== EXERCISE DESCRIPTION ==
Locate each line with the string "matplotlib" in the listing below and copy it.

== SOURCE EXCERPT ==
— start —

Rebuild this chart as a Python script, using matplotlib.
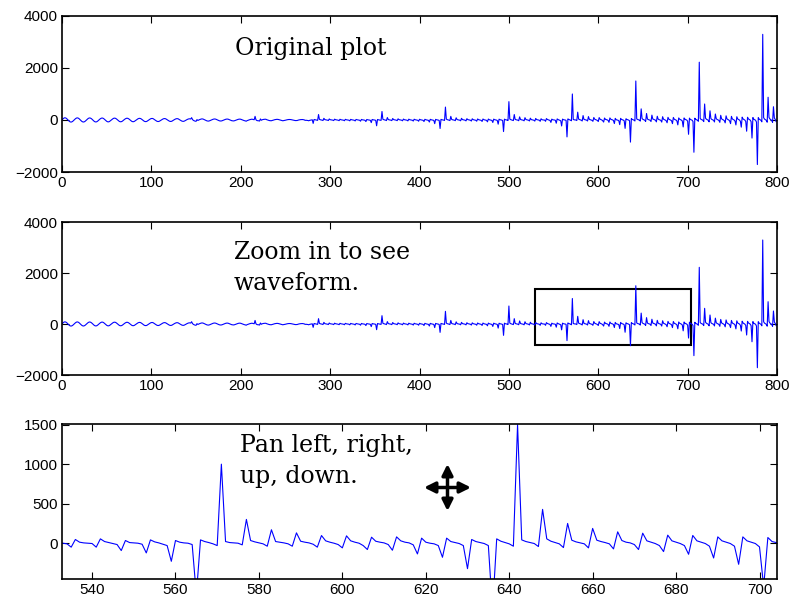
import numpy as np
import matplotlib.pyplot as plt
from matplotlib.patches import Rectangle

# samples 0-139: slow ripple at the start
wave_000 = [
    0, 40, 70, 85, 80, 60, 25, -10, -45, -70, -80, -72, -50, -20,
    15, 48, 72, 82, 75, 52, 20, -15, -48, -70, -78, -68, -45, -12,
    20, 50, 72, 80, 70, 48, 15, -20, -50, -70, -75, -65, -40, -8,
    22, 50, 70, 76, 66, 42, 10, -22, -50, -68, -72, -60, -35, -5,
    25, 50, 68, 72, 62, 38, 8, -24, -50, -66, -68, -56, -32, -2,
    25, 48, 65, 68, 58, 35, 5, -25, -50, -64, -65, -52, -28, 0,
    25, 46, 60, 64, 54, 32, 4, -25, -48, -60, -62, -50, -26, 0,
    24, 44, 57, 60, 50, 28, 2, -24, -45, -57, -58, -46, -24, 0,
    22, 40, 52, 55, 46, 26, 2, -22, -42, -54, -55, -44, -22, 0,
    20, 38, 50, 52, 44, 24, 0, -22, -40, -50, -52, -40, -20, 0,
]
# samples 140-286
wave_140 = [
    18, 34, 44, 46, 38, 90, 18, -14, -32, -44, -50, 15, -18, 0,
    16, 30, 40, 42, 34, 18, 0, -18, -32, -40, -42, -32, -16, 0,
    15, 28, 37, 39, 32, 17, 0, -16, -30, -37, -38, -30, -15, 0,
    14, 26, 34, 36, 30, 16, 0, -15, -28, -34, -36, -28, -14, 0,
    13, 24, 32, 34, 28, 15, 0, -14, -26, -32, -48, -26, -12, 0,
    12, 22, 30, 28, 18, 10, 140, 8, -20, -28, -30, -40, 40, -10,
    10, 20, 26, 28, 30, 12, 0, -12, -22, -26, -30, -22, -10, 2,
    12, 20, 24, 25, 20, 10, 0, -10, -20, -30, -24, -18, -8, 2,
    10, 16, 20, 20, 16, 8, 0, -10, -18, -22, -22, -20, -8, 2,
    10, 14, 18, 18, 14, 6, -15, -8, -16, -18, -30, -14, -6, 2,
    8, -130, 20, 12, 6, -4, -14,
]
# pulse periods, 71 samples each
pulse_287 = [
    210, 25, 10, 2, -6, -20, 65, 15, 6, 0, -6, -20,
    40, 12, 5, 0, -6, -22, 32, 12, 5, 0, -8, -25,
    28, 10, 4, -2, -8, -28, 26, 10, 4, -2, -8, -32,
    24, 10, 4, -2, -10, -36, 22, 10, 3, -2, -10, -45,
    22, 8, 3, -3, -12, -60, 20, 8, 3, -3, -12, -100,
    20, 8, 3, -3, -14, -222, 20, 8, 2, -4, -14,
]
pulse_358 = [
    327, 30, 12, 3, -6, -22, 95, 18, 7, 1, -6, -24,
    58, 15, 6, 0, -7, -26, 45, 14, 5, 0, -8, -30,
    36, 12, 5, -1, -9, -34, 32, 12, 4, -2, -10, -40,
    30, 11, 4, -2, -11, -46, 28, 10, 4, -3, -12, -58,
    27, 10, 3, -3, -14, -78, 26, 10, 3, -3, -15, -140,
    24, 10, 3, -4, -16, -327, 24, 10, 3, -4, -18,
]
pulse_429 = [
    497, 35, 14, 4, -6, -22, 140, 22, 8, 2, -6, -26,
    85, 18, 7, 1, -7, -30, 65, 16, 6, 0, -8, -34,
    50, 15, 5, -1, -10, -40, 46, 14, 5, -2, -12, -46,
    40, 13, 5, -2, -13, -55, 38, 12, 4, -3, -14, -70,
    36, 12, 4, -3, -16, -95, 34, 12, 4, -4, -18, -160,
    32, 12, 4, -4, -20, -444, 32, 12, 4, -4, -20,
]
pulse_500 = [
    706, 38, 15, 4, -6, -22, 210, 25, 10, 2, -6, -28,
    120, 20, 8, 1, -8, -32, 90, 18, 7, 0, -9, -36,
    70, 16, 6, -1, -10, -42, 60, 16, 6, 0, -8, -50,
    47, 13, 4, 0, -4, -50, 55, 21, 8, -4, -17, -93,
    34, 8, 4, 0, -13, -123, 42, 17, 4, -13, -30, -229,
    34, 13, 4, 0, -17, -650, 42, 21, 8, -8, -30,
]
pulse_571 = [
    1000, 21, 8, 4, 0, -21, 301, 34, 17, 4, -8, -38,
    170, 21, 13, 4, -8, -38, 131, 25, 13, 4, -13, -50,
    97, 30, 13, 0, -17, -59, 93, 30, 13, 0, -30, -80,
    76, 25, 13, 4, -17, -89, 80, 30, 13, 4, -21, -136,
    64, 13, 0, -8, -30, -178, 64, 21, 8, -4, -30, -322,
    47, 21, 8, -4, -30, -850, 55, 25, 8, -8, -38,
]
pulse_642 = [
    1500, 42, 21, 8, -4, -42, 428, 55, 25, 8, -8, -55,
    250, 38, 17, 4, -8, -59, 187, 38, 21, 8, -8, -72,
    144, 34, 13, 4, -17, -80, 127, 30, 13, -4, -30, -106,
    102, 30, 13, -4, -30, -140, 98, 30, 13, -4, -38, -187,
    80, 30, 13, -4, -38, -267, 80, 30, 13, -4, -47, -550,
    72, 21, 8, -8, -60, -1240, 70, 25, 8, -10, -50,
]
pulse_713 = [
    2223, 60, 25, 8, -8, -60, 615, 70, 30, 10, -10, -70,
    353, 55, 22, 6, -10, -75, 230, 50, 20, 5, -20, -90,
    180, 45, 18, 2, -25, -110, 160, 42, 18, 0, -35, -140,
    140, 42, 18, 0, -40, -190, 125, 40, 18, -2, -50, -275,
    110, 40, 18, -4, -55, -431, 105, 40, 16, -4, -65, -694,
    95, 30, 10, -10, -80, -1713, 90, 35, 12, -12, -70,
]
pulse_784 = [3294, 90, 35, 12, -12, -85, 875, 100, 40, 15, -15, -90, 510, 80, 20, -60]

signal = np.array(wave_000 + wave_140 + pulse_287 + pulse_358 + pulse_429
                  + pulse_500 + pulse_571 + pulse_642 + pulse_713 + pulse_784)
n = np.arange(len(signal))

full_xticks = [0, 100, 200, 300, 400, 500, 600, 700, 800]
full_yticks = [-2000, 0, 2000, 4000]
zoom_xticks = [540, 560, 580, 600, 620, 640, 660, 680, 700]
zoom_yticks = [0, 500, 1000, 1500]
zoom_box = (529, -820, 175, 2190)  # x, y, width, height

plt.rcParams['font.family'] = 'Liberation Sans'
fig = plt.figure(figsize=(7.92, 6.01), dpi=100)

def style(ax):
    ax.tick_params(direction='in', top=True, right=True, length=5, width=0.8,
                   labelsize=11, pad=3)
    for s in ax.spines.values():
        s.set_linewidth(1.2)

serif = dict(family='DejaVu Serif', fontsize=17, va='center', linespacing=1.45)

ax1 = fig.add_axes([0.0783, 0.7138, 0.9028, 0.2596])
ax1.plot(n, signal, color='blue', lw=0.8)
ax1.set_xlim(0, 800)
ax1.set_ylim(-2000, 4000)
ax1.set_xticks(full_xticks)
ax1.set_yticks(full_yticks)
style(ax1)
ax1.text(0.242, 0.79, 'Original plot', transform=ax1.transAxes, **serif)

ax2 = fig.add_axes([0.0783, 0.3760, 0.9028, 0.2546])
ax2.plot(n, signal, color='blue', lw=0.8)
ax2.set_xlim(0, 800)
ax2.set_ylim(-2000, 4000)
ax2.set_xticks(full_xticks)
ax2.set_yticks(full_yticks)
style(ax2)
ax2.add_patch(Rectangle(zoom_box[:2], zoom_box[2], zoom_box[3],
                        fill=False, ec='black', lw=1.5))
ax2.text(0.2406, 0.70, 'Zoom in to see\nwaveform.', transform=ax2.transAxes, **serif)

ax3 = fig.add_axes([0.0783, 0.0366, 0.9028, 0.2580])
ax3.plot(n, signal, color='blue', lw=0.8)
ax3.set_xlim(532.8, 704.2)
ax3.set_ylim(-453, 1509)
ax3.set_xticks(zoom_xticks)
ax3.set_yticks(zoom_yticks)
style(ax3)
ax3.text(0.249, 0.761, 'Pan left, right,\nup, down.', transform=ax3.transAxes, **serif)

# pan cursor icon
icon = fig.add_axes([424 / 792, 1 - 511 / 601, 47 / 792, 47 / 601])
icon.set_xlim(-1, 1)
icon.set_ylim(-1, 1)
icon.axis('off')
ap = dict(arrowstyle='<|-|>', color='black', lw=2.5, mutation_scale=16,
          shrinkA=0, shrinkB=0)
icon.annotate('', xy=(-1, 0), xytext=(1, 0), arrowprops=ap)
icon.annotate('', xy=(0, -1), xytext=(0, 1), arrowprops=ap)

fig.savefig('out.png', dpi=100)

— end —

== THE ANSWER ==
Rebuild this chart as a Python script, using matplotlib.
import matplotlib.pyplot as plt
from matplotlib.patches import Rectangle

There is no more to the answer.